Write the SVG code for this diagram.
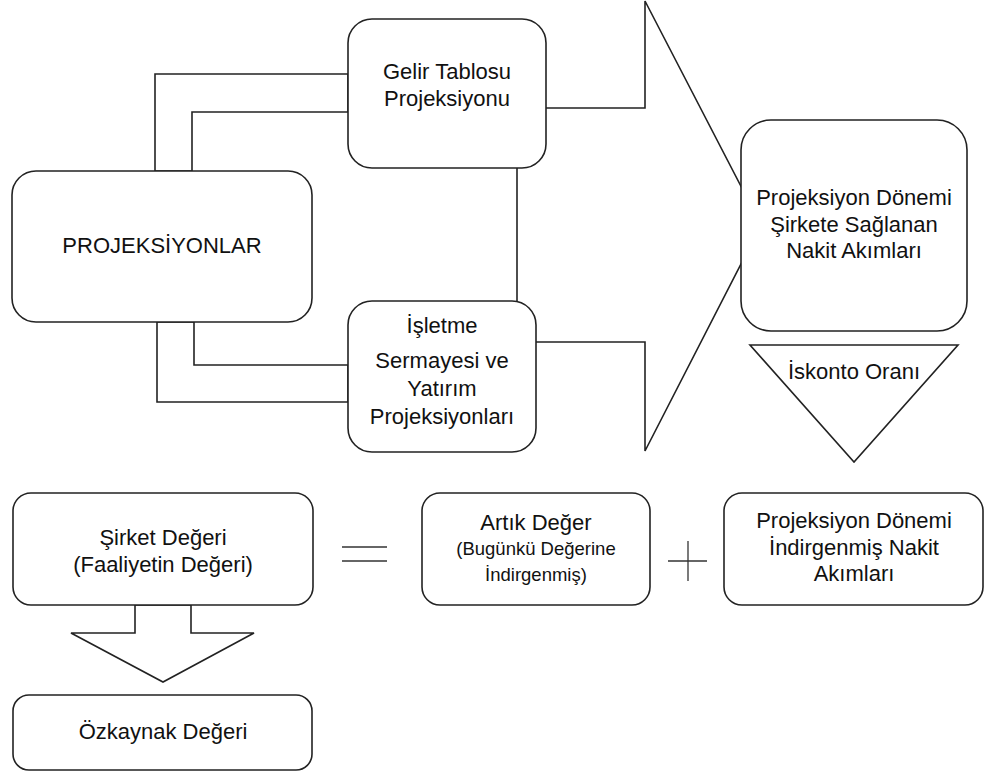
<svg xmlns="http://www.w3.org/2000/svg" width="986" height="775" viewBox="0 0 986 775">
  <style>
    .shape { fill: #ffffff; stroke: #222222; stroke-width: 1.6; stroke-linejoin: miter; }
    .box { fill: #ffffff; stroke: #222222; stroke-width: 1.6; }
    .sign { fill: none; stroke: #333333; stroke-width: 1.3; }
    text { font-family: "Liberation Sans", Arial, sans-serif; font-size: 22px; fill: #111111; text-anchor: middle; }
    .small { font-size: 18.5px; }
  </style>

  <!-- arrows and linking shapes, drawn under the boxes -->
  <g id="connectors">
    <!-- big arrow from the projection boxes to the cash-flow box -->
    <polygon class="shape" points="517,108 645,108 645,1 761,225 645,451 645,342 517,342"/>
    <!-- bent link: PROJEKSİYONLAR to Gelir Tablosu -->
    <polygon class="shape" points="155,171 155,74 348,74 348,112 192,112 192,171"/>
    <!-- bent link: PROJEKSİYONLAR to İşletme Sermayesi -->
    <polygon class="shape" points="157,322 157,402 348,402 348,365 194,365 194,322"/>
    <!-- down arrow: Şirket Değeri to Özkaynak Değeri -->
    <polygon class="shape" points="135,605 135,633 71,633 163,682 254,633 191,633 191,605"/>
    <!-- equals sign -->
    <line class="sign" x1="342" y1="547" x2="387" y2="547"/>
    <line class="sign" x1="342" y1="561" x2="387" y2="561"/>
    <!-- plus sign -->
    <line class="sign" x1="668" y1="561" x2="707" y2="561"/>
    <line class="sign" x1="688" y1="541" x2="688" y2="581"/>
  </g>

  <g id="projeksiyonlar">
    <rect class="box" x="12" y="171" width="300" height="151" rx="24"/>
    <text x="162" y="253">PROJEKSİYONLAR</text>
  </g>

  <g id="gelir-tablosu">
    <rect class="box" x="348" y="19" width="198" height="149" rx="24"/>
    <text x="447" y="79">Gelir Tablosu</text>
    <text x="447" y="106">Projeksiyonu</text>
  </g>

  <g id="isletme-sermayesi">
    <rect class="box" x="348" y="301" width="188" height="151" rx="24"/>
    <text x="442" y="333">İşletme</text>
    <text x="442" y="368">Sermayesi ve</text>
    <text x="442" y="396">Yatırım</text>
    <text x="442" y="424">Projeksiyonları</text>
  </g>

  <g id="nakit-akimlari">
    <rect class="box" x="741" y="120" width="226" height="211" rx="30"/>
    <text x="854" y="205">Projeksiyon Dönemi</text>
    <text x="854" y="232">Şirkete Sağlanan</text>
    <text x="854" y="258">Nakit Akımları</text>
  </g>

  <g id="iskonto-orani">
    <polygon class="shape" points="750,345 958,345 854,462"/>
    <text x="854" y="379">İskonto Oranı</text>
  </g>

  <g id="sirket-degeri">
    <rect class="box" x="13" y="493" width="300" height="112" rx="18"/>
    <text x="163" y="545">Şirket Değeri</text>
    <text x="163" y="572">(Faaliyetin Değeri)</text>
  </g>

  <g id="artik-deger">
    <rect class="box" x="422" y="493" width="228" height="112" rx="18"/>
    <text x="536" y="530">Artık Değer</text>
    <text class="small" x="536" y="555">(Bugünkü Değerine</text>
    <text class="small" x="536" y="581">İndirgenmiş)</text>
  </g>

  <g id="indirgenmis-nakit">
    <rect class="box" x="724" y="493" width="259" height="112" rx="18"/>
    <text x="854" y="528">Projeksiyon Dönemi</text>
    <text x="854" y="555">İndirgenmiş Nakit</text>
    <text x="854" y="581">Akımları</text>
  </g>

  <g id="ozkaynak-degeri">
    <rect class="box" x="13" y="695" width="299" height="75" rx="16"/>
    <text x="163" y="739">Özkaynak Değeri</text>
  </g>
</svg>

= = = = = = =

Given instruction
Print the listing above in full, exactly as written. Omit any pictures.

Solution to this task
Write the SVG code for this diagram.
<svg xmlns="http://www.w3.org/2000/svg" width="986" height="775" viewBox="0 0 986 775">
  <style>
    .shape { fill: #ffffff; stroke: #222222; stroke-width: 1.6; stroke-linejoin: miter; }
    .box { fill: #ffffff; stroke: #222222; stroke-width: 1.6; }
    .sign { fill: none; stroke: #333333; stroke-width: 1.3; }
    text { font-family: "Liberation Sans", Arial, sans-serif; font-size: 22px; fill: #111111; text-anchor: middle; }
    .small { font-size: 18.5px; }
  </style>

  <!-- arrows and linking shapes, drawn under the boxes -->
  <g id="connectors">
    <!-- big arrow from the projection boxes to the cash-flow box -->
    <polygon class="shape" points="517,108 645,108 645,1 761,225 645,451 645,342 517,342"/>
    <!-- bent link: PROJEKSİYONLAR to Gelir Tablosu -->
    <polygon class="shape" points="155,171 155,74 348,74 348,112 192,112 192,171"/>
    <!-- bent link: PROJEKSİYONLAR to İşletme Sermayesi -->
    <polygon class="shape" points="157,322 157,402 348,402 348,365 194,365 194,322"/>
    <!-- down arrow: Şirket Değeri to Özkaynak Değeri -->
    <polygon class="shape" points="135,605 135,633 71,633 163,682 254,633 191,633 191,605"/>
    <!-- equals sign -->
    <line class="sign" x1="342" y1="547" x2="387" y2="547"/>
    <line class="sign" x1="342" y1="561" x2="387" y2="561"/>
    <!-- plus sign -->
    <line class="sign" x1="668" y1="561" x2="707" y2="561"/>
    <line class="sign" x1="688" y1="541" x2="688" y2="581"/>
  </g>

  <g id="projeksiyonlar">
    <rect class="box" x="12" y="171" width="300" height="151" rx="24"/>
    <text x="162" y="253">PROJEKSİYONLAR</text>
  </g>

  <g id="gelir-tablosu">
    <rect class="box" x="348" y="19" width="198" height="149" rx="24"/>
    <text x="447" y="79">Gelir Tablosu</text>
    <text x="447" y="106">Projeksiyonu</text>
  </g>

  <g id="isletme-sermayesi">
    <rect class="box" x="348" y="301" width="188" height="151" rx="24"/>
    <text x="442" y="333">İşletme</text>
    <text x="442" y="368">Sermayesi ve</text>
    <text x="442" y="396">Yatırım</text>
    <text x="442" y="424">Projeksiyonları</text>
  </g>

  <g id="nakit-akimlari">
    <rect class="box" x="741" y="120" width="226" height="211" rx="30"/>
    <text x="854" y="205">Projeksiyon Dönemi</text>
    <text x="854" y="232">Şirkete Sağlanan</text>
    <text x="854" y="258">Nakit Akımları</text>
  </g>

  <g id="iskonto-orani">
    <polygon class="shape" points="750,345 958,345 854,462"/>
    <text x="854" y="379">İskonto Oranı</text>
  </g>

  <g id="sirket-degeri">
    <rect class="box" x="13" y="493" width="300" height="112" rx="18"/>
    <text x="163" y="545">Şirket Değeri</text>
    <text x="163" y="572">(Faaliyetin Değeri)</text>
  </g>

  <g id="artik-deger">
    <rect class="box" x="422" y="493" width="228" height="112" rx="18"/>
    <text x="536" y="530">Artık Değer</text>
    <text class="small" x="536" y="555">(Bugünkü Değerine</text>
    <text class="small" x="536" y="581">İndirgenmiş)</text>
  </g>

  <g id="indirgenmis-nakit">
    <rect class="box" x="724" y="493" width="259" height="112" rx="18"/>
    <text x="854" y="528">Projeksiyon Dönemi</text>
    <text x="854" y="555">İndirgenmiş Nakit</text>
    <text x="854" y="581">Akımları</text>
  </g>

  <g id="ozkaynak-degeri">
    <rect class="box" x="13" y="695" width="299" height="75" rx="16"/>
    <text x="163" y="739">Özkaynak Değeri</text>
  </g>
</svg>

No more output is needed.